— SET TASK —
Your task is to repeat the entries word for word while leaving out the pictures.

— start DATA IN THIS EXERCISE —

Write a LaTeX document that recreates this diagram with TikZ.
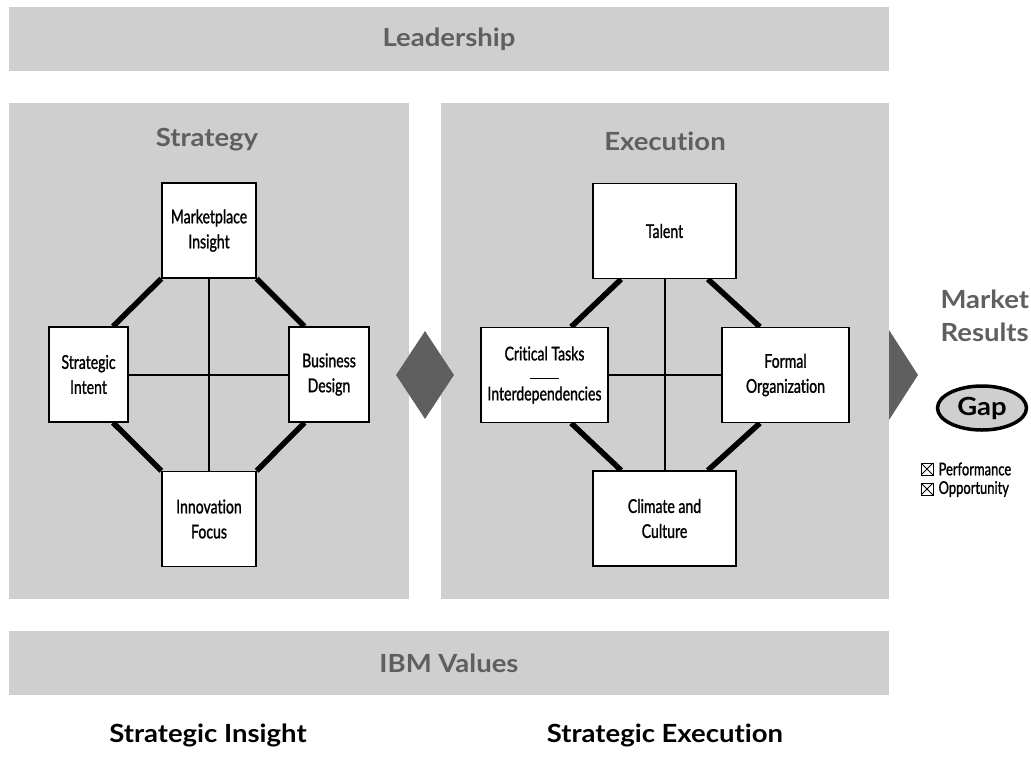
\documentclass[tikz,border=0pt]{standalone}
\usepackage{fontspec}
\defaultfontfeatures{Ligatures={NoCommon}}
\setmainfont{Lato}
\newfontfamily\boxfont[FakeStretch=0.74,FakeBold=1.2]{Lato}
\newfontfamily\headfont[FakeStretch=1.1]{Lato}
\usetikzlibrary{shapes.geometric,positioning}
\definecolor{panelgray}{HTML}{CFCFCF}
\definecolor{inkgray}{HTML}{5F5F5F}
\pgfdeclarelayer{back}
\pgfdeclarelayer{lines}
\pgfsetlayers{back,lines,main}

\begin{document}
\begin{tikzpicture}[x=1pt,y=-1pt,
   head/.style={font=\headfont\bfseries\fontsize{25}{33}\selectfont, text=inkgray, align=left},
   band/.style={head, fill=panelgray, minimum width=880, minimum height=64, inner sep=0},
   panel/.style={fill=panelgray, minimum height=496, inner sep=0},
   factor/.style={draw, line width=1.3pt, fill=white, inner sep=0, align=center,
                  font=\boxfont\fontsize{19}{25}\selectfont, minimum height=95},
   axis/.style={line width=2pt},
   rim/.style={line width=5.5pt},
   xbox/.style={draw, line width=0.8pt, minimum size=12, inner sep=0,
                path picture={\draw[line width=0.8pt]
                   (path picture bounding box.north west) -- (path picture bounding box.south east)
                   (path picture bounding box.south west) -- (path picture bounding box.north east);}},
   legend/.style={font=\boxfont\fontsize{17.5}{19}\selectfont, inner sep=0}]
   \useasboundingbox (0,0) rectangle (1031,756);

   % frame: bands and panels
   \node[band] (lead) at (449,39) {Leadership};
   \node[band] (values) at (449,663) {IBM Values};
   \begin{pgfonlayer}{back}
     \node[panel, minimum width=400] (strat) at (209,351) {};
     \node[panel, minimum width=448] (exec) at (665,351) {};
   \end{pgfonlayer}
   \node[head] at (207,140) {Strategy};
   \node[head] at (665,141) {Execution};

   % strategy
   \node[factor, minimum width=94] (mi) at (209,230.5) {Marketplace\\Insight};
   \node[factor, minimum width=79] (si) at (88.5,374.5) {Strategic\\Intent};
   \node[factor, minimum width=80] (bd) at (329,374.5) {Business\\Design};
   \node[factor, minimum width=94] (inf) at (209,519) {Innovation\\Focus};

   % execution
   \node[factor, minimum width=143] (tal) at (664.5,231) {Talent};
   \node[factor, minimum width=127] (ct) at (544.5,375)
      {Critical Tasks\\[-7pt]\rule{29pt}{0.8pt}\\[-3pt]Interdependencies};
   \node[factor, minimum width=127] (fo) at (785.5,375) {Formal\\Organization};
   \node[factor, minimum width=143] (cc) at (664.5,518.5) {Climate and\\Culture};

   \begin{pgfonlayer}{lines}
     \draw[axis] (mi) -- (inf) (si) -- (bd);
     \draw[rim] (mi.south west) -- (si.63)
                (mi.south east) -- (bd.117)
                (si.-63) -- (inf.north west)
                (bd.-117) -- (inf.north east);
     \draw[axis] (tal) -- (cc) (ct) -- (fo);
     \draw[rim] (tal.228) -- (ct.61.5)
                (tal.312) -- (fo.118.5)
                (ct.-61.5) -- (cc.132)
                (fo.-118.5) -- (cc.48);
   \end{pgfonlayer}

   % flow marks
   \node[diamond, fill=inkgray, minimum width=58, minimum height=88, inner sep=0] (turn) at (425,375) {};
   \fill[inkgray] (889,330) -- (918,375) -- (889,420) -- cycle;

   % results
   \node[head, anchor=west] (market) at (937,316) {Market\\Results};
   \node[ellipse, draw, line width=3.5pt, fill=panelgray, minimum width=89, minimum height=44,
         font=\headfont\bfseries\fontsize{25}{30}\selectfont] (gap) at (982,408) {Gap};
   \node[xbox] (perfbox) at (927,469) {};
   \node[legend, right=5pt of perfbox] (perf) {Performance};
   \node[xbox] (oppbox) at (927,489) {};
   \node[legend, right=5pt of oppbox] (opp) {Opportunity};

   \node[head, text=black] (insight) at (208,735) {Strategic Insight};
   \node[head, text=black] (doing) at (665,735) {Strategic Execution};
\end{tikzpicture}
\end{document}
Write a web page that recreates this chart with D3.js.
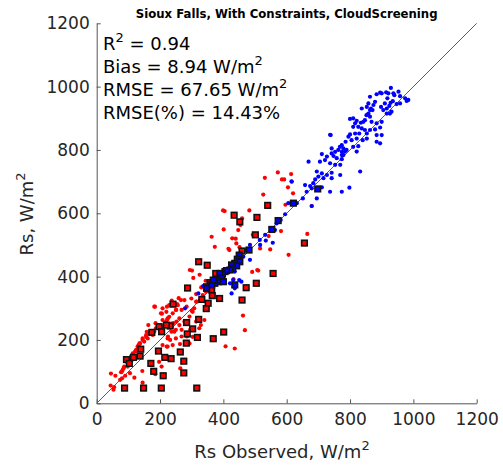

— end DATA IN THIS EXERCISE —

— SOLUTION TO THIS PROBLEM —
Write a LaTeX document that recreates this diagram with TikZ.
\documentclass[tikz,border=0pt]{standalone}
\usepackage{fontspec}
\defaultfontfeatures{Ligatures={NoCommon}}
\setmainfont{Lato}
\newfontfamily\boxfont[FakeStretch=0.74,FakeBold=1.2]{Lato}
\newfontfamily\headfont[FakeStretch=1.1]{Lato}
\usetikzlibrary{shapes.geometric,positioning}
\definecolor{panelgray}{HTML}{CFCFCF}
\definecolor{inkgray}{HTML}{5F5F5F}
\pgfdeclarelayer{back}
\pgfdeclarelayer{lines}
\pgfsetlayers{back,lines,main}

\begin{document}
\begin{tikzpicture}[x=1pt,y=-1pt,
   head/.style={font=\headfont\bfseries\fontsize{25}{33}\selectfont, text=inkgray, align=left},
   band/.style={head, fill=panelgray, minimum width=880, minimum height=64, inner sep=0},
   panel/.style={fill=panelgray, minimum height=496, inner sep=0},
   factor/.style={draw, line width=1.3pt, fill=white, inner sep=0, align=center,
                  font=\boxfont\fontsize{19}{25}\selectfont, minimum height=95},
   axis/.style={line width=2pt},
   rim/.style={line width=5.5pt},
   xbox/.style={draw, line width=0.8pt, minimum size=12, inner sep=0,
                path picture={\draw[line width=0.8pt]
                   (path picture bounding box.north west) -- (path picture bounding box.south east)
                   (path picture bounding box.south west) -- (path picture bounding box.north east);}},
   legend/.style={font=\boxfont\fontsize{17.5}{19}\selectfont, inner sep=0}]
   \useasboundingbox (0,0) rectangle (1031,756);

   % frame: bands and panels
   \node[band] (lead) at (449,39) {Leadership};
   \node[band] (values) at (449,663) {IBM Values};
   \begin{pgfonlayer}{back}
     \node[panel, minimum width=400] (strat) at (209,351) {};
     \node[panel, minimum width=448] (exec) at (665,351) {};
   \end{pgfonlayer}
   \node[head] at (207,140) {Strategy};
   \node[head] at (665,141) {Execution};

   % strategy
   \node[factor, minimum width=94] (mi) at (209,230.5) {Marketplace\\Insight};
   \node[factor, minimum width=79] (si) at (88.5,374.5) {Strategic\\Intent};
   \node[factor, minimum width=80] (bd) at (329,374.5) {Business\\Design};
   \node[factor, minimum width=94] (inf) at (209,519) {Innovation\\Focus};

   % execution
   \node[factor, minimum width=143] (tal) at (664.5,231) {Talent};
   \node[factor, minimum width=127] (ct) at (544.5,375)
      {Critical Tasks\\[-7pt]\rule{29pt}{0.8pt}\\[-3pt]Interdependencies};
   \node[factor, minimum width=127] (fo) at (785.5,375) {Formal\\Organization};
   \node[factor, minimum width=143] (cc) at (664.5,518.5) {Climate and\\Culture};

   \begin{pgfonlayer}{lines}
     \draw[axis] (mi) -- (inf) (si) -- (bd);
     \draw[rim] (mi.south west) -- (si.63)
                (mi.south east) -- (bd.117)
                (si.-63) -- (inf.north west)
                (bd.-117) -- (inf.north east);
     \draw[axis] (tal) -- (cc) (ct) -- (fo);
     \draw[rim] (tal.228) -- (ct.61.5)
                (tal.312) -- (fo.118.5)
                (ct.-61.5) -- (cc.132)
                (fo.-118.5) -- (cc.48);
   \end{pgfonlayer}

   % flow marks
   \node[diamond, fill=inkgray, minimum width=58, minimum height=88, inner sep=0] (turn) at (425,375) {};
   \fill[inkgray] (889,330) -- (918,375) -- (889,420) -- cycle;

   % results
   \node[head, anchor=west] (market) at (937,316) {Market\\Results};
   \node[ellipse, draw, line width=3.5pt, fill=panelgray, minimum width=89, minimum height=44,
         font=\headfont\bfseries\fontsize{25}{30}\selectfont] (gap) at (982,408) {Gap};
   \node[xbox] (perfbox) at (927,469) {};
   \node[legend, right=5pt of perfbox] (perf) {Performance};
   \node[xbox] (oppbox) at (927,489) {};
   \node[legend, right=5pt of oppbox] (opp) {Opportunity};

   \node[head, text=black] (insight) at (208,735) {Strategic Insight};
   \node[head, text=black] (doing) at (665,735) {Strategic Execution};
\end{tikzpicture}
\end{document}
Write a web page that recreates this chart with D3.js.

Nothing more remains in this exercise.